Zoran Djindjic and other democratic political leaders were well aware of the gap between these viewpoints. They wanted to keep focused on the future. The problem, however, was that the past in the Balkans kept intruding on both the present and the future. Prime Minister Djindjic faced a Red Beret revolt an d ultimately was killed at least in large part because he tried to satisfy Western demands to turn Serbian war crimes indictees over to The Hague. This issue, plus Kosovo, has significantly strengthened - and emboldened - extremist, nationalistic forces in Serbia .

In sum, the era of good feeling ushered in by the fall of the Milosevic government was probably doomed to fail. It is hard to see when or how this downward spiral will end or be reversed.

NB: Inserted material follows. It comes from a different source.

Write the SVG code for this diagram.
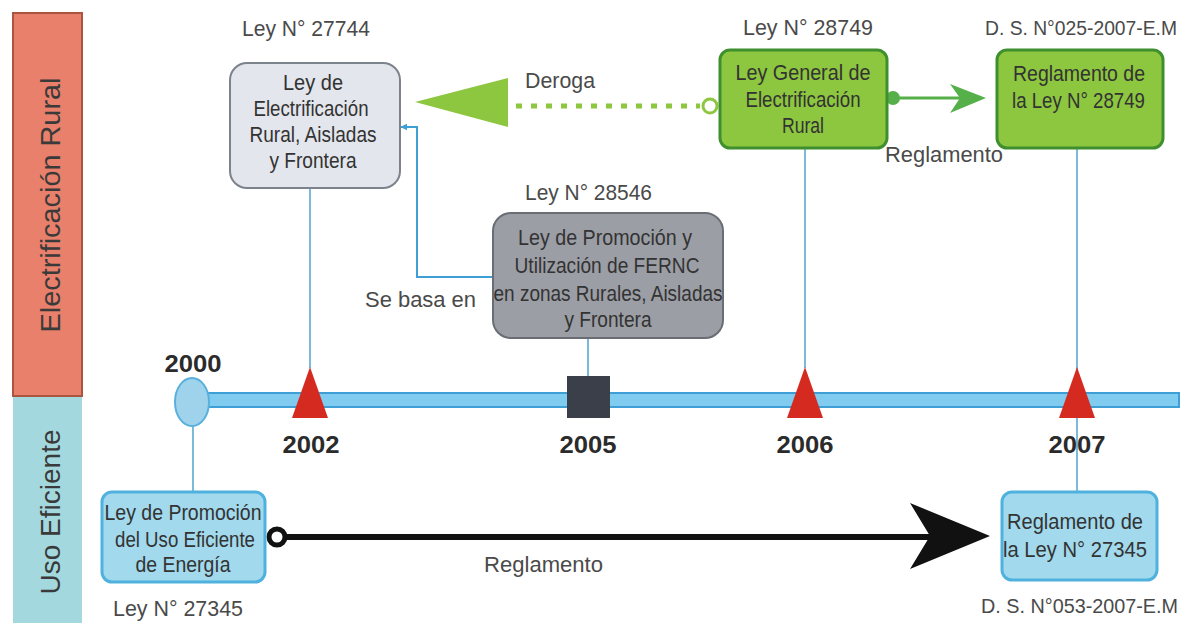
<svg xmlns="http://www.w3.org/2000/svg" width="1186" height="623" viewBox="0 0 1186 623">
<defs>
<style>
.lbl{font-family:"Liberation Sans",Arial,sans-serif;font-size:22px;fill:#4a4a4a}
.ds{font-family:"Liberation Sans",Arial,sans-serif;font-size:19.5px;fill:#4a4a4a}
.nt{font-family:"Liberation Sans",Arial,sans-serif;font-size:22px;fill:#333;text-anchor:middle}
.yr{font-family:"Liberation Sans",Arial,sans-serif;font-size:23px;font-weight:bold;fill:#2b2b2b;text-anchor:middle}
.side{font-family:"Liberation Sans",Arial,sans-serif;font-size:27px;fill:#3a3a3a;text-anchor:middle}
.vline{stroke:#5ba9d3;stroke-width:1.6;fill:none}
.tri{fill:#d42a20}
.green{fill:#8dc63f;stroke:#3f8f2f;stroke-width:3}
.blue{fill:#a2d9ec;stroke:#4fb2de;stroke-width:3}
</style>
<marker id="sm" viewBox="0 0 10 10" refX="9" refY="5" markerWidth="7" markerHeight="7" orient="auto-start-reverse" markerUnits="userSpaceOnUse">
<path d="M0,0 L10,5 L0,10 z" fill="#3d9fd5"/>
</marker>
</defs>
<rect width="1186" height="623" fill="#ffffff"/>

<g id="lane-rural">
<rect x="13" y="13" width="69" height="383" fill="#e8806b" stroke="#a9553f" stroke-width="2"/>
<text class="side" transform="translate(60,205) rotate(-90)" textLength="255" lengthAdjust="spacingAndGlyphs">Electrificación Rural</text>
</g>
<g id="lane-uso">
<rect x="13" y="397" width="69" height="226" fill="#a3d9de"/>
<text class="side" transform="translate(60,512) rotate(-90)" textLength="165" lengthAdjust="spacingAndGlyphs">Uso Eficiente</text>
</g>

<g id="connectors">
<path class="vline" d="M310,188 V368"/>
<path class="vline" d="M805,148 V368"/>
<path class="vline" d="M1077,148 V492"/>
<path class="vline" d="M588,338 V377"/>
<path class="vline" d="M193,426 V492"/>
<path d="M493,277 H417 V127 H401" stroke="#3d9fd5" stroke-width="2" fill="none" marker-end="url(#sm)"/>
<text class="lbl" x="365" y="307" textLength="111" lengthAdjust="spacingAndGlyphs">Se basa en</text>
<line x1="516" y1="106" x2="700" y2="106" stroke="#8dc63f" stroke-width="5" stroke-dasharray="6 9"/>
<circle cx="710" cy="106" r="7" fill="#fff" stroke="#8dc63f" stroke-width="3"/>
<polygon points="415,102 508,78 508,127" fill="#8dc63f"/>
<text class="lbl" x="525" y="88" textLength="70" lengthAdjust="spacingAndGlyphs">Deroga</text>
<line x1="893" y1="98" x2="960" y2="98" stroke="#56b04a" stroke-width="3"/>
<circle cx="893" cy="98" r="7" fill="#56b04a"/>
<polygon points="986,98 950,84 960,98 950,113" fill="#56b04a"/>
<text class="lbl" x="885" y="162" textLength="118" lengthAdjust="spacingAndGlyphs">Reglamento</text>
<line x1="285" y1="537" x2="932" y2="537" stroke="#111" stroke-width="6"/>
<circle cx="277" cy="537" r="8" fill="#fff" stroke="#111" stroke-width="5"/>
<polygon points="990,536 910,503 930,536 910,569" fill="#111"/>
<text class="lbl" x="484" y="572" textLength="119" lengthAdjust="spacingAndGlyphs">Reglamento</text>
</g>

<g id="timeline">
<rect x="200" y="393" width="979" height="14" fill="#80ccf0" stroke="#3d9fd5" stroke-width="2"/>
</g>

<g id="y2000">
<ellipse cx="192" cy="402" rx="17" ry="24" fill="#9fd3ec" stroke="#5ab0dc" stroke-width="2"/>
<text class="yr" x="193" y="372" textLength="57" lengthAdjust="spacingAndGlyphs">2000</text>
</g>
<g id="y2002">
<polygon class="tri" points="310,367 328,418 292,418"/>
<text class="yr" x="311" y="453" textLength="57" lengthAdjust="spacingAndGlyphs">2002</text>
</g>
<g id="y2005">
<rect x="567" y="376" width="43" height="42" fill="#3b3f4a"/>
<text class="yr" x="588" y="453" textLength="57" lengthAdjust="spacingAndGlyphs">2005</text>
</g>
<g id="y2006">
<polygon class="tri" points="805,367 823,418 787,418"/>
<text class="yr" x="805" y="453" textLength="57" lengthAdjust="spacingAndGlyphs">2006</text>
</g>
<g id="y2007">
<polygon class="tri" points="1077,367 1095,418 1059,418"/>
<text class="yr" x="1077" y="453" textLength="57" lengthAdjust="spacingAndGlyphs">2007</text>
</g>

<g id="ley27744">
<text class="lbl" x="242" y="36" textLength="128" lengthAdjust="spacingAndGlyphs">Ley N° 27744</text>
<rect x="230" y="63" width="170" height="125" rx="17" fill="#e3e6ec" stroke="#7d838c" stroke-width="2"/>
<text class="nt" x="313" y="90" textLength="60" lengthAdjust="spacingAndGlyphs">Ley de</text>
<text class="nt" x="311" y="116" textLength="115" lengthAdjust="spacingAndGlyphs">Electrificación</text>
<text class="nt" x="313" y="142" textLength="127" lengthAdjust="spacingAndGlyphs">Rural, Aisladas</text>
<text class="nt" x="313" y="168" textLength="87" lengthAdjust="spacingAndGlyphs">y Frontera</text>
</g>

<g id="ley28546">
<text class="lbl" x="525" y="200" textLength="127" lengthAdjust="spacingAndGlyphs">Ley N° 28546</text>
<rect x="493" y="213" width="230" height="125" rx="18" fill="#9c9ea5" stroke="#6a6d74" stroke-width="2"/>
<text class="nt" x="605" y="245" textLength="174" lengthAdjust="spacingAndGlyphs">Ley de Promoción y</text>
<text class="nt" x="607" y="273" textLength="185" lengthAdjust="spacingAndGlyphs">Utilización de FERNC</text>
<text class="nt" x="608" y="301" textLength="229" lengthAdjust="spacingAndGlyphs">en zonas Rurales, Aisladas</text>
<text class="nt" x="608" y="327" textLength="87" lengthAdjust="spacingAndGlyphs">y Frontera</text>
</g>

<g id="ley28749">
<text class="lbl" x="743" y="35" textLength="130" lengthAdjust="spacingAndGlyphs">Ley N° 28749</text>
<rect x="720" y="50" width="167" height="98" rx="10" class="green"/>
<text class="nt" x="803" y="80" textLength="135" lengthAdjust="spacingAndGlyphs">Ley General de</text>
<text class="nt" x="803" y="107" textLength="115" lengthAdjust="spacingAndGlyphs">Electrificación</text>
<text class="nt" x="803" y="133" textLength="42" lengthAdjust="spacingAndGlyphs">Rural</text>
</g>

<g id="ds025">
<text class="ds" x="985" y="35" textLength="192" lengthAdjust="spacingAndGlyphs">D. S. N°025-2007-E.M</text>
<rect x="997" y="50" width="166" height="98" rx="10" class="green"/>
<text class="lbl" x="1013" y="81" style="fill:#333" textLength="132" lengthAdjust="spacingAndGlyphs">Reglamento de</text>
<text class="lbl" x="1012" y="108" style="fill:#333" textLength="133" lengthAdjust="spacingAndGlyphs">la Ley N° 28749</text>
</g>

<g id="ley27345">
<rect x="102" y="492" width="163" height="90" rx="10" class="blue"/>
<text class="nt" x="183" y="520" textLength="157" lengthAdjust="spacingAndGlyphs">Ley de Promoción</text>
<text class="nt" x="185" y="547" textLength="140" lengthAdjust="spacingAndGlyphs">del Uso Eficiente</text>
<text class="nt" x="183" y="572" textLength="95" lengthAdjust="spacingAndGlyphs">de Energía</text>
<text class="lbl" x="113" y="616" textLength="130" lengthAdjust="spacingAndGlyphs">Ley N° 27345</text>
</g>

<g id="ds053">
<rect x="1002" y="492" width="155" height="88" rx="10" class="blue"/>
<text class="nt" x="1075" y="529" textLength="136" lengthAdjust="spacingAndGlyphs">Reglamento de</text>
<text class="nt" x="1075" y="557" textLength="144" lengthAdjust="spacingAndGlyphs">la Ley N° 27345</text>
<text class="ds" x="981" y="613" textLength="197" lengthAdjust="spacingAndGlyphs">D. S. N°053-2007-E.M</text>
</g>
</svg>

The situation will get far worse before it gets better. Many say that the anti-American atmosphere in Serbia today is even worse than during the Kosovo bombing campaign. At least at that time, the Serbs could partially blame Milosevic.The pity is that there are a great many Serbs, probably a majority, who are watching this exercise in deja  vu with a mixture of despair and frustration.

But at least as of this moment, there is no one speaking for them. The political figures of moderation are conspicuous by their silence and ineffectual approach. Nationalist forces, willing and seemingly eager to forsake the European path for proud isolation (and condemning the Serbian people to a second class status in Europe) are in the ascendancy. The West takes no joy in this development, but what it should take is its fair share of the responsibility for bringing it about.